LLM Setup

Built-in Model

Cai ships with a built-in model (Ministral 3B) that downloads automatically on first launch (~2.15 GB). It runs locally via Metal GPU acceleration — no external server or configuration needed.

The built-in model handles all AI-powered actions out of the box: Summarize, Reply, Fix Grammar, Translate, Explain, and Ask AI.

Custom Models

You can also run your own GGUF models with the built-in provider. Drop any .gguf file into:

~/Library/Application Support/Cai/models/

Then select it from the model picker in Settings, or click the chip icon in the action view. Cai will restart the built-in server with your chosen model.

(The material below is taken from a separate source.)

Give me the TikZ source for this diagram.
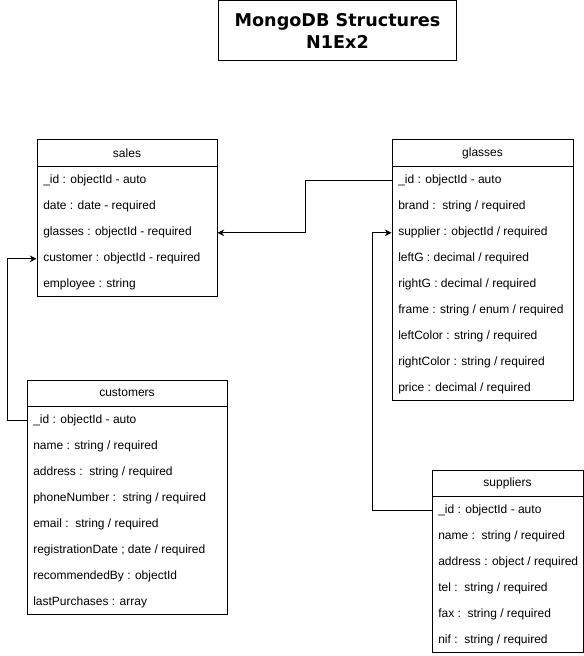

Using an External Provider

Want to use a different or larger model? Cai works with any OpenAI-compatible server — local or remote. Just switch the provider in settings.

Supported Providers

Provider	Default URL	Setup
LM Studio	`http://127.0.0.1:1234/v1`	Download → Load a model → Start server
Ollama	`http://127.0.0.1:11434/v1`	Install → `ollama pull llama3.2`
Jan AI	`http://127.0.0.1:1337/v1`	Download → Load a model → Start server
LocalAI	`http://127.0.0.1:8080/v1`	Setup guide
Open WebUI	`http://127.0.0.1:8080/v1`	Install → Enable OpenAI API
GPT4All	`http://127.0.0.1:4891/v1`	Download → Enable API server
OpenAI	`https://api.openai.com/v1`	Get API key → Enter in Cai settings
Google Gemini	`https://generativelanguage.googleapis.com/v1beta/openai`	Get API key → Enter in Cai settings
Mistral	`https://api.mistral.ai/v1`	Get API key → Enter in Cai settings
Custom	User-defined	Any OpenAI-compatible server (local or cloud)

How to Configure

Left-click the Cai menu bar icon (or click the Cai logo in the action window footer)
Select your Model Provider from the dropdown
If using Custom, enter your server’s full URL

That’s it — Cai will use your external LLM instead of the built-in model.

API Key (Optional)

If your server requires authentication (e.g., cloud providers), enter your API key in Cai’s settings. The key is stored locally on your Mac and sent only to the server you configure — never to Cai or any third party.

Recommended Models

Not sure which model to use? See our recommended models for tested suggestions based on your hardware and use case.

Verify Your Server

You can confirm your external LLM server is running by opening Terminal and running:

# LM Studio (default)
curl http://127.0.0.1:1234/v1/models

# Ollama
curl http://127.0.0.1:11434/v1/models

If you get a JSON response listing models, your server is ready.

Note: Cai uses the OpenAI-compatible /v1/chat/completions endpoint. Any server (local or cloud) that implements this API will work.